At the exact moment of loss, our grief immediately begins forming by absorbing substance from our experiences, personality, and the very important events surrounding the loss itself. Before we know it, the locomotive has gained momentum and we are riding first class on a trip down paths never seen by anyone else. The valleys and mountain views provide a sorrowful cadence of messages that are merely echoes of our own soul. We may feel out of control as this locomotive seemingly pushes on as we are forced to witness and experience wherever it takes us. But we are in fact creating the uncharted train track journey. We obviously did not chose grief to come upon us, but the events thereafter are completely chiseled by us. Everyone’s path of echoes is different and likely carries on for a while before gaining insight into the deeply rooted parts of the soul. These are the areas of our life where we find our deepest longings, desires, hopes, dreams, joys, and pains.
With time, grief can become beautiful and purposeful as we begin to learn about ourselves, others, and the world around us. The person of our loss develops into a delicate flower that blooms by the hour and what was once tragic slowly turns majestic and honorable. Down the path of echoes come restoration, hope, and opportunity. What has seemed so dark and scary can turn colorful and meaningful. What has been lost finds a way to be part of our identity and it lives on as we share our healing stories.
Although grief is extremely difficult to bear, when matched with perseverance it can lead to a fruitful life and a stronger faith. For many, it can become a maturing period or a time of reformation of the soul. Surely nobody would wish for grief upon another, but in experiencing the reality that death is likely to penetrate our life experiences, it is awesome how different we can be after surviving its sting.
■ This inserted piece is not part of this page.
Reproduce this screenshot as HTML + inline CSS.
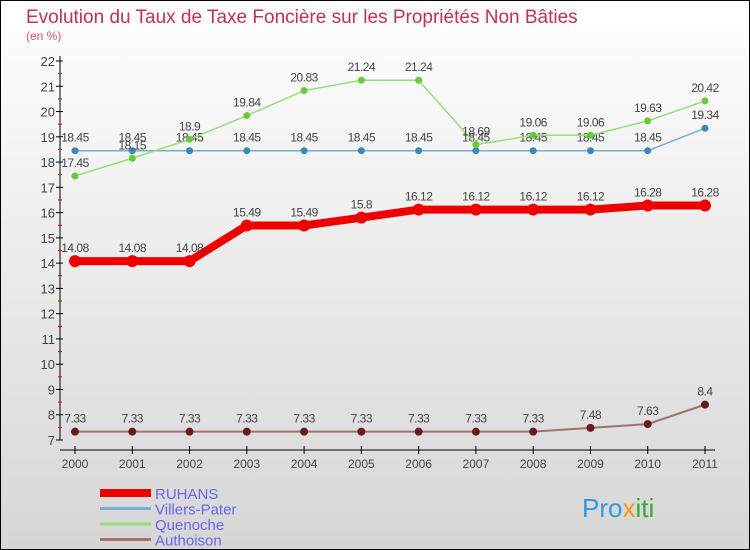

The longer I have experienced my own soul’s echoes, the more in touch I have become with those grieving around me. There is a network of people sharing in the one common experience of loss. As each one gains insight and boldness, the whole of the grieving world is lifted. As you journey down your very own path of echoes know that you are not alone. There is purpose and hope still for your life and even for the loved one you have lost. Somehow the character and presence of those we have lost manages to adopt a place in our soul that with time brings a radiant mix of joyful colors. Each step forward, every tear dropped, and all resounding messages describing the elements of our grief are now creating a very powerful testimony of something even greater.
Losing my two children was terribly awful, traumatic, and painful, but I have found hope and meaning in the love of Jesus. He has taught me that there is hope in death because He died for me and there is a place to dwell for eternity with God. The death of my precious children is now becoming a platform for me to share of God’s greatness and the hope that is found in Him.